Sunday, August 01, 2010

Don't Do It, Alberto! And, There's No More Doping in the Peloton

What the Hell Are You Thinking, Contador?: yes, the speculation on where wee starlet Alberto is gonna land continue, and while the child gets enormous bonus points for not stupidly extending with Astana as his bro had suggested, what the !@#$ is he thinking about oozing around with Bjarne Riis next season? Look, I love CSC/Saxo Bank/Whoever Bjarne's Hinting About. And to be sure, with a multiple-Grand-Tour winning leader and a still-solid domestique selection even if the Schleck boys decimate the ranks next season, it's surely a better choice than that crazed puppetmaster Vinokourov. But (1) am I the only one who remembers how relentlessly crappily Bjarne treated poor we love Carlos Sastre after Carlos WON HIM A TOUR DE FRANCE for heck's sake, so what makes Contador think he'll get any slack if he ever has another off-day in his life; and (2) is there a reason Alberto doesn't already have a gigantic "I HEART CAISSE D'EPARGNE" tattoed in day-glo ink on his buttocks? As it happens, I adore the brilliant LL Cool Sanchez, and indeed, still think he can win the Tour de France one day. But at the moment his heart--and legs--seem to be with the noble one-day or shorter stage races, and you already know that if he promises to work for you, he will. Geez, Contador, you want a permanent, talented, endlessly-well-paid supply of nut-busting Spanish backup or not? Sign, you nit--sign!

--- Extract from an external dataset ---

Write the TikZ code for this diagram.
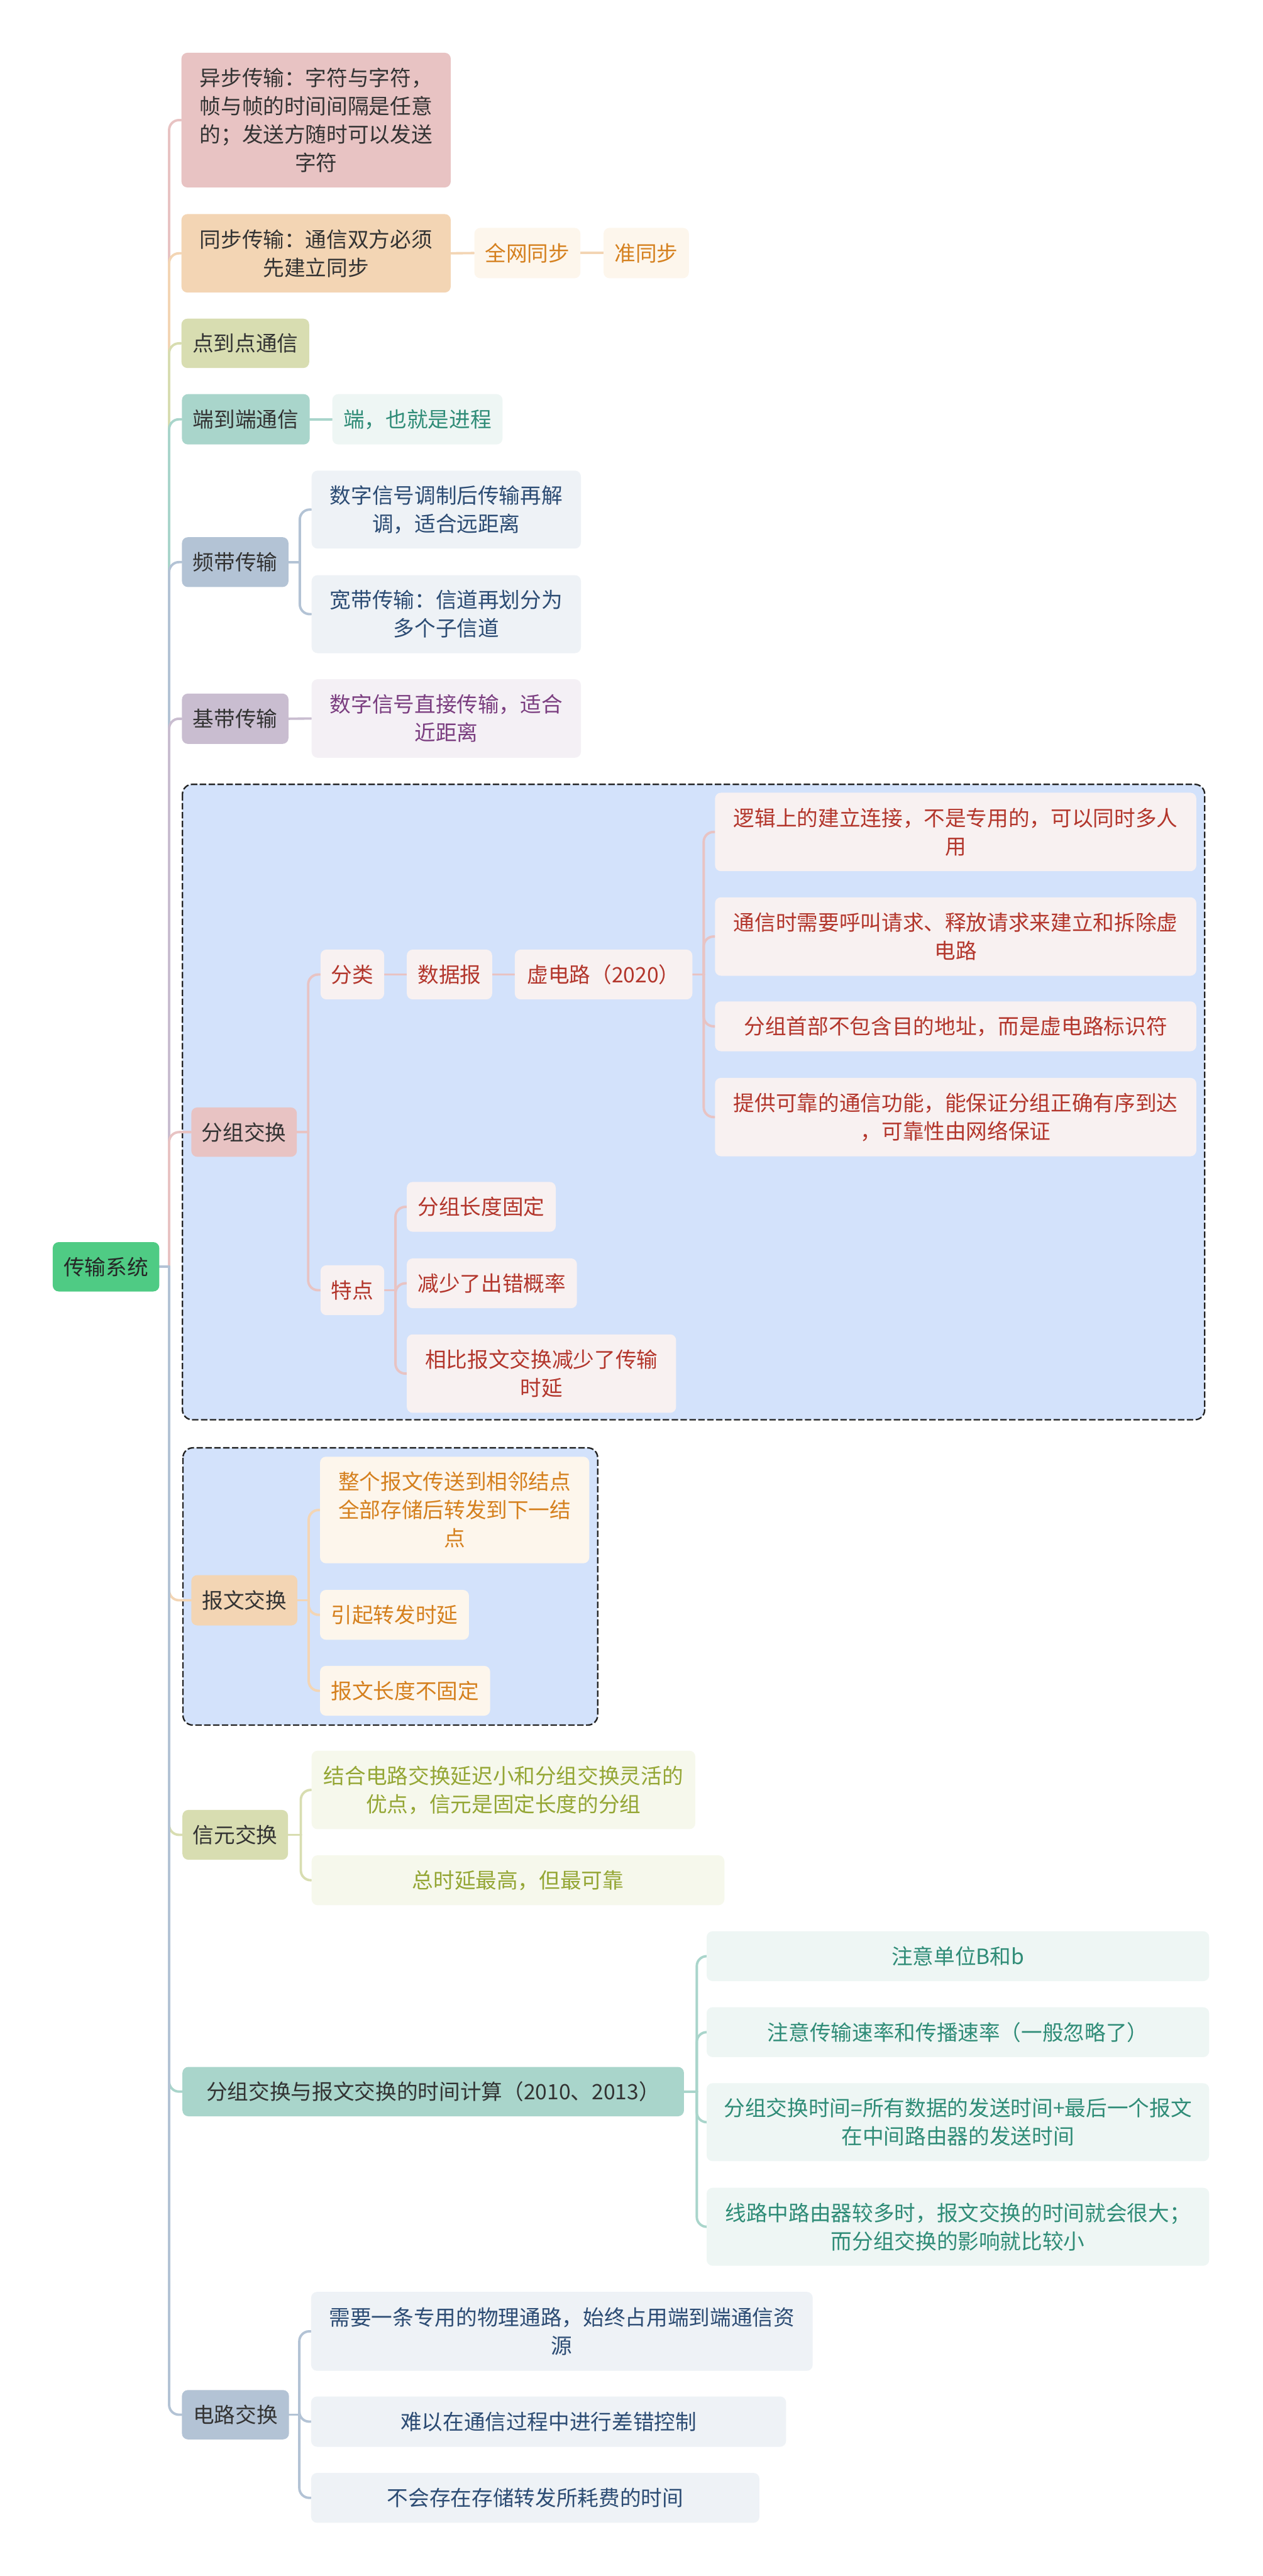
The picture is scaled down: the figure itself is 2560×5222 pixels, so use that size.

RadioSkank Hits the Skids: man, if Lance "All the Dopers I Hired Totally Coincidentally Only Started Doping After They Left Me" Armstrong weren't having a crappy enough month, now fine young Chinese protege Fuyu Li's B-sample test for Clenbuterol has come up positive, and somehow, loyalest-pal-to-his-domestiques-ever Lance doesn't seem to be swooping to his defense yet. Y'know, not to suggest Joh--I mean, Fuyu's a *total* blockhead or anything, but isn't this the same asthma crap half the peloton easily gets a Therapeutic Use Exemption for to snarf a gas-tank's worth of every day just for politely breathing in-and-out once for the UCI enabler-tools at their annual physical? Damn, boy, if you're gonna do it, do it like a *pro*, not some junior-high-school dumb!@# trying to hide the 5 beers he just drank from his parents by popping a couple of Altoids!

The Collapse of the Roman Empire: in Italian doping news, meanwhile, as Davide Rebellin gets ready to pony up his Olympic medal in shame, erstwhile 2009 King of the Mountains playboy Franco of the Euromullet Pellizotti, having earlier been dissed by his own national federation, now has to beg the Court of Arbitration for Sport not to dethrone 'im on bio passport irregularity grounds, meaning that, one imagines, not only is this pretty serious !@#$ if the Italians are actually nailing one of their own instead of still shrieking on about Valverde, but somewhere, Ivan Basso is popping champagne. Whoops, there he is already!

Yup, That's Nero Fiddling, Alright: over at Lampre, of course, who never met a dope fiend they didn't like unless he couldn't win 'em a race without getting caught for it, long-term miscreant Michele Scarponi--who has, in what I'm sure is simply a miracle of genetic superiority, gotten exponentially better as he's aged since his most recent bust--is heading for Lampre as its premiere three-week racer, as adorable Classics man Damiano Cunego finally embraces his destiny and slinks off for a team that won't put all that pressure on a boy who, after all, has openly sported a "no doping" tat on his arm for all to see. Apparently already determined: the fate of green jersey champ (shut up!) Alessandro Petacchi, who just won a race this weekend even as he sensibly clams up for the cops in his own investigation for prohibited substances. Lampre's loyalty to its beseiged racers is really quite admirable, don't you think?

And Finally, A Word From The Racejunkie Like Anyone Gives a Rat's !@# Department: Samu Sanchez rode the Tour to 4th place with a fracture, and dear little Carlos Sastre sez he's gonna ride the Vuelta a Espana. Y'know, it's in Spain, it's three weeks long...would it helped if I mentioned Mark Cavendish is gonna ride it?...


karl's jr. said...

If Caisse folds as is the rumor on some of the cycling websites, where would you like to see LL Cool Sanchez wind up?

racejunkie said...

Gaaaaahhhhh! Now I'm reading LL Cool Sanchez is going to Rabobank?

Not there. Tho' he could do worse for the Classics I suppose. Gaaaahhhh!

PJ said...

Well, I guess there will be lots to talk about for quite a while since we know for sure that AC has signed with Riis.